Dini nikahlı eşinin copla dövüp kilitlediği evden 2 gün sonra çocuğuyla kaçan Gülizar Bozkurt (28), önce polise, sonra hastaneye başvurdu. 10 yıl önce Übeyt K. (42) ile tanıştığını ve birbirlerini sevdiklerini söyleyen Gülizar Bozkurt, "Ancak bir süre sonra Übeyt, Ümran K. ile evlendi. Benimle de gönül ilişkisi yaşamaya devam etti. Bir süre sonra da beni ailemden istedi. Ailem de Übeyt’e beni verince ben kuma olarak dini nikahlı evlilik yaptım" dedi.

Evlendikten sonra eşinin kendisine hiç bakmadığını, kazandığı bütün parayı ilk eşine verdiğini, kendisinin günlerce aç kaldığını anlatan Gülizar Bozkurt, "Bir süre sonra hamile kaldım, ancak kocam beni hamileyken bile sudan sebeplerden dolayı dövüyordu. Ben kaç kez koca şiddetinden dolayı evden kaçtıysam da gelip beni tehdit ederek geri aldı. Beni sürekli aç ve susuz bırakıp, hep diğer eşine baktı. Bir süre sonra benim kızım dünyaya geldi. Şimdi 1.5 yaşında, eşim ona da şiddet uygulamaya başladı. Bana sinirlenip yavrumu da dövüyordu" diye konuştu.

"SOKAK ORTASINDA COPLA DÖVDÜ"

Eşinin bir gün kendisine gelip tavuk alıp beslemek istediğini söylediğini anlatan Gülizar Bozkurt, şöyle devam etti:

"Eşim bana ’Tavuk alalım senin kaldığın yerde bir odada bakalım, satarsak hem senin harçlığın çıkar hem de benim sigara param çıkar’ dedi. Ben de kabul ettim. Tavukları getirip benim evin bir odasına koydular. Zaten ben inşaat gibi bir evde kalıyordum. Bir süre sonra tavuklardan 30 tanesini sattılar. Ancak parasını bana vermek yerine götürüp ilk eşine verdi. Bende eşime ’Onların 3 tane çalışanı var, ben çalışmıyorum, hem de oruç tutuyorum. Bana niye para vermedin’ dedim. Daha sonra ’Bari para vermiyorsun, bugün orucum, bana tavuklardan birini ver, akşam iftarda onunla orucumu açayım’ dedim. Bunun üzerine beni sokak ortasında copla dövmeye başladı. Daha sonra beni evin içine alıp kapıları ve perdeleri kapatarak saatlerce copla dövdü. Vücudumda morarmadık yer kalmadı. Cop paramparça oldu, jilet gibi oldu ama yine dövmeye devam etti. Daha sonra da kızımla benim üzerime kapıyı kilitleyip evden çıktı. İki gün aç susuz bir şekilde bir evde kaldık. Yaralı şekilde hastaneye bile gidemedim. Ama iki gün sonra bir fırsatını bulup evden kaçtım ve eşimi polise şikayet ettim."
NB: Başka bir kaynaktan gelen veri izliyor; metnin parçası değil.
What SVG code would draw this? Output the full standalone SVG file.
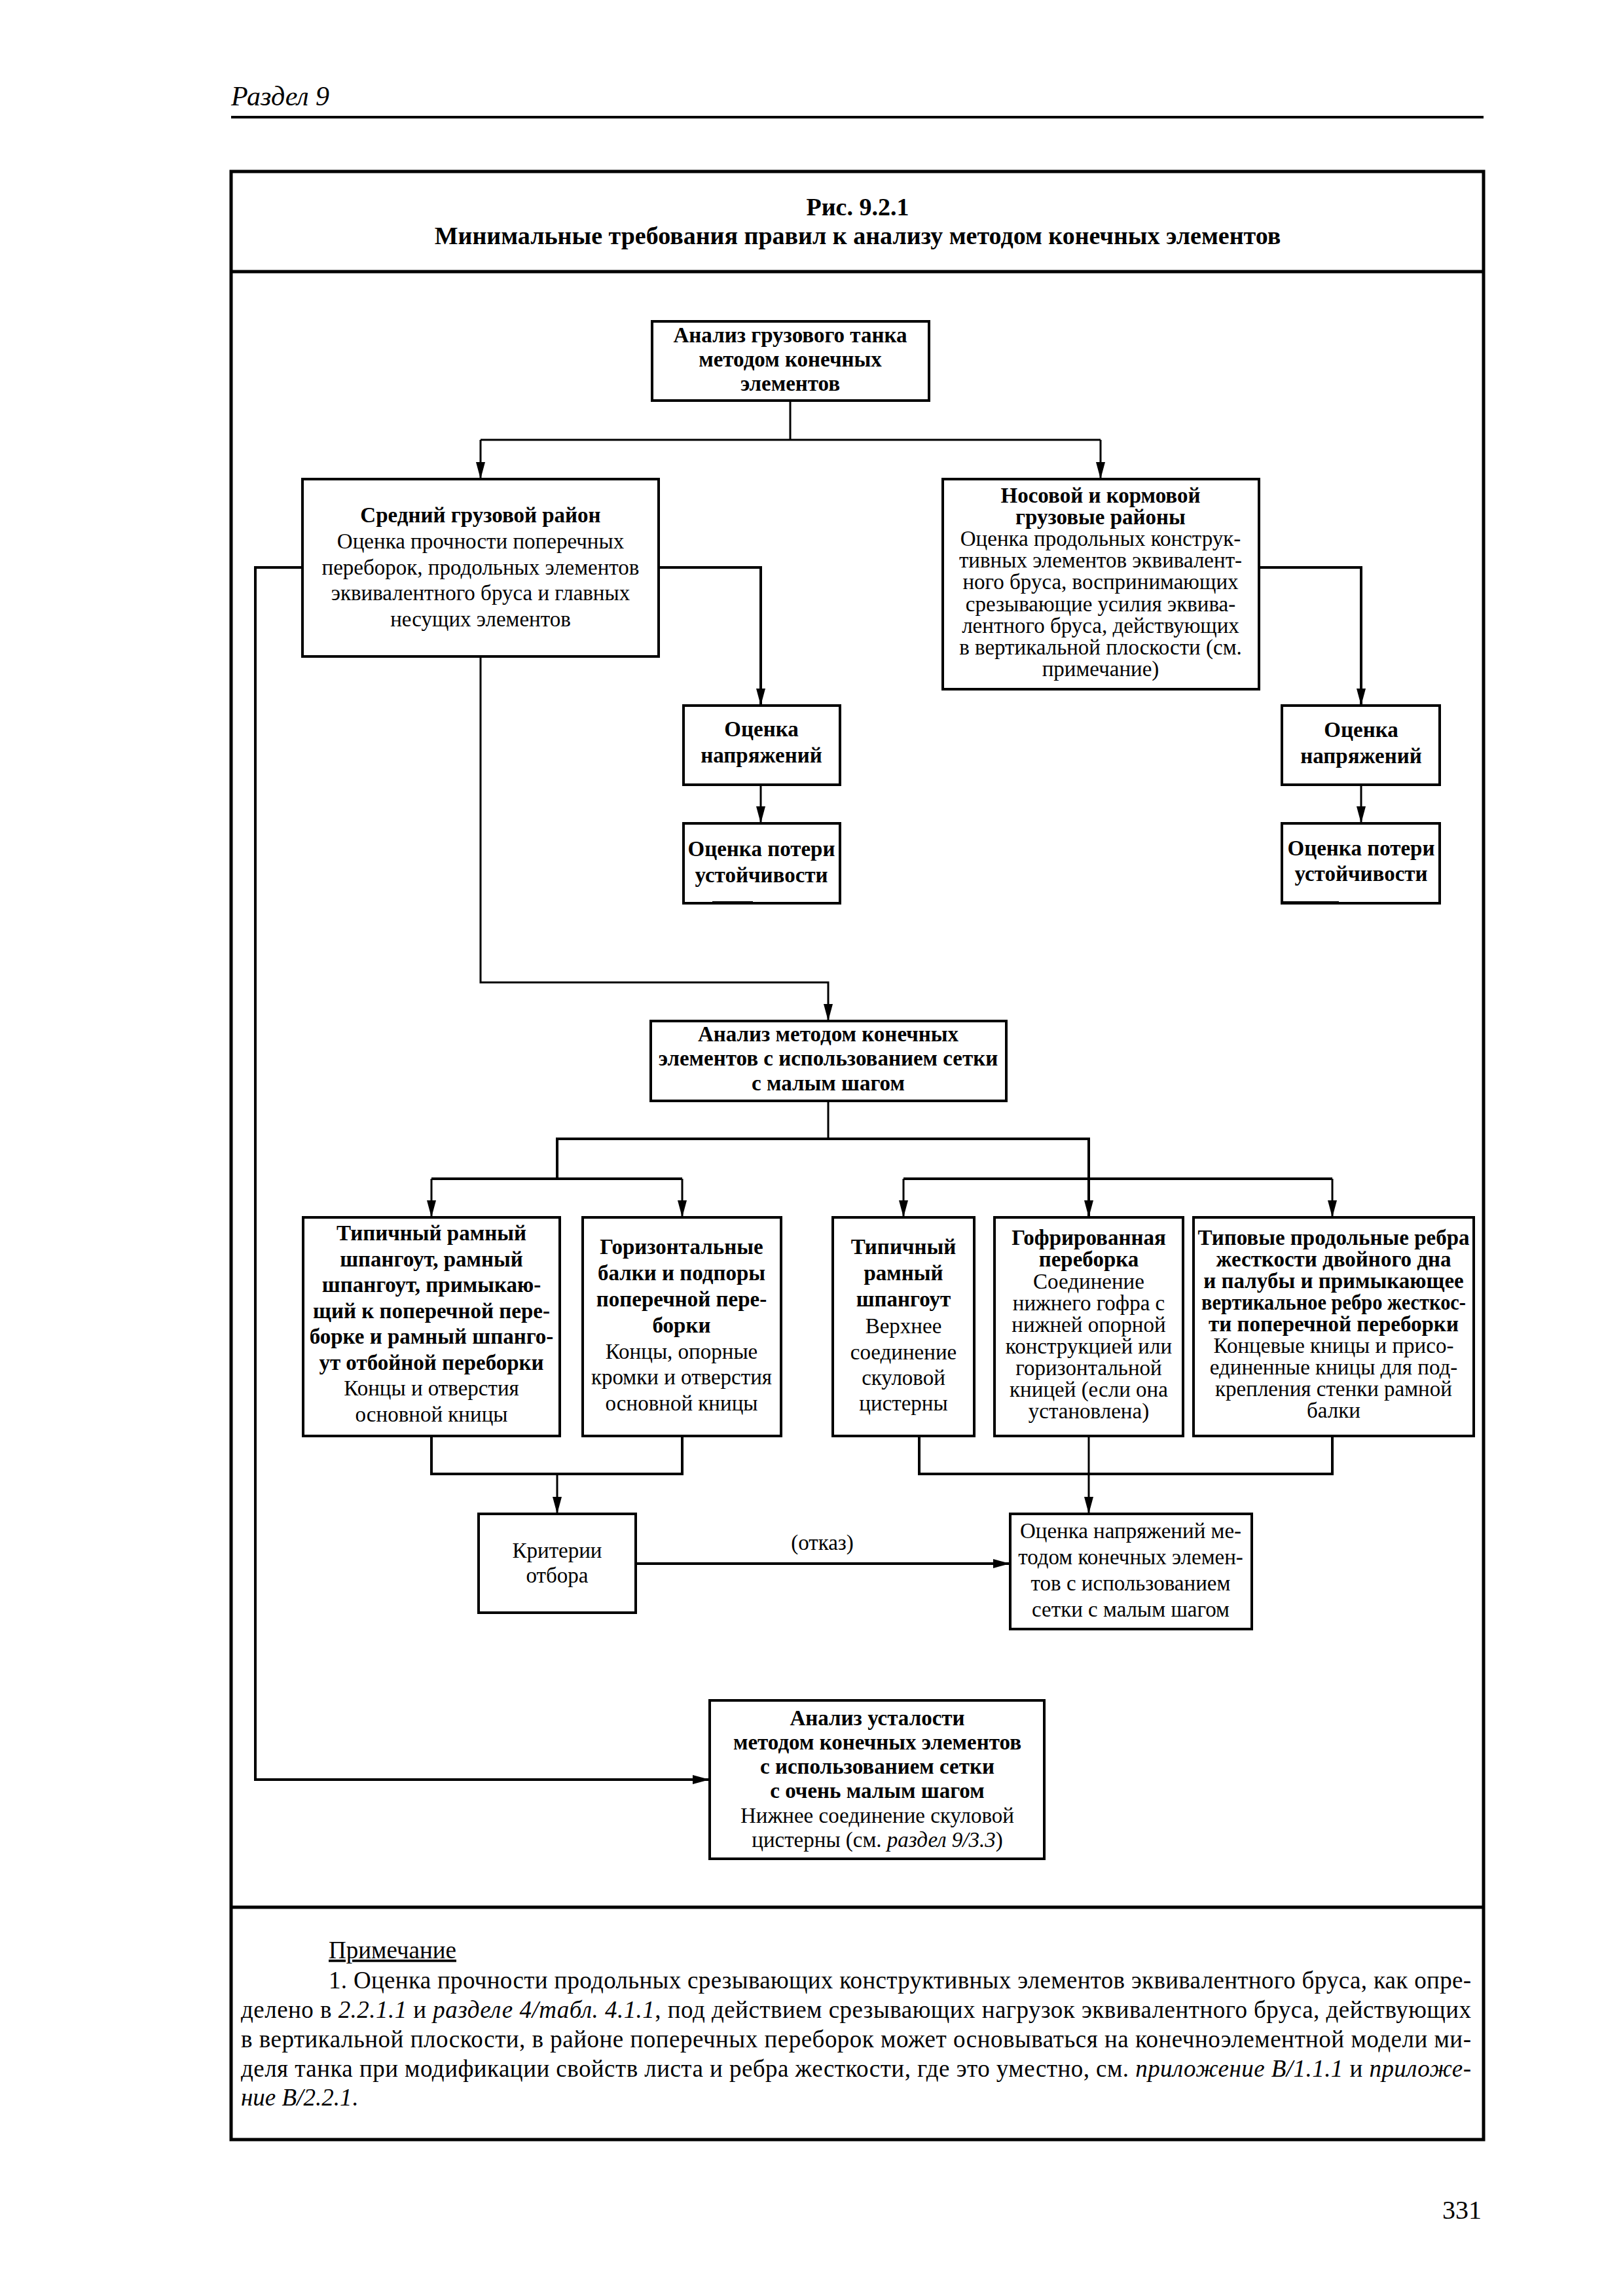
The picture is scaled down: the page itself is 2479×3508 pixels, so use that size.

"BİR AY BOYUNCA AÇ, SUSUZ KALDIM"

Eşinin kendisine insan muamelesi yapmadığını ifade eden Bozkurt, "Bir ay boyunca ben orada aç kaldım, susuz kaldım, çıplak kaldım. Beni inşaatın içine indirdi. 10 gün boyunca sen insan mısın, hayvan mısın, aç mısın tok musun diye hiç sormadı. Ben inşaatın içinde öyle idare ettim. Benim annem 10 yıl önce, babam 1 yıl önce öldü. Şuan arkadaşlarımda ya da sokaklarda kalıyorum. Devlet bana sahip çıksın. Ben özellikle Başbakan’dan, büyüklerimden yardım istiyorum. Bana ’Devlet kim benimle baş edemez, sana kimse yardım etmez’ diyor. Bana ’Sen nereye gidersen git senin kurtuluşun yok, hiç kimsenin bana gücü yetmez’ diyor" diyerek gözyaşlarına boğuldu.

Öte yandan polis, dayakçı kocanın yakalanması için çalışma başlattı.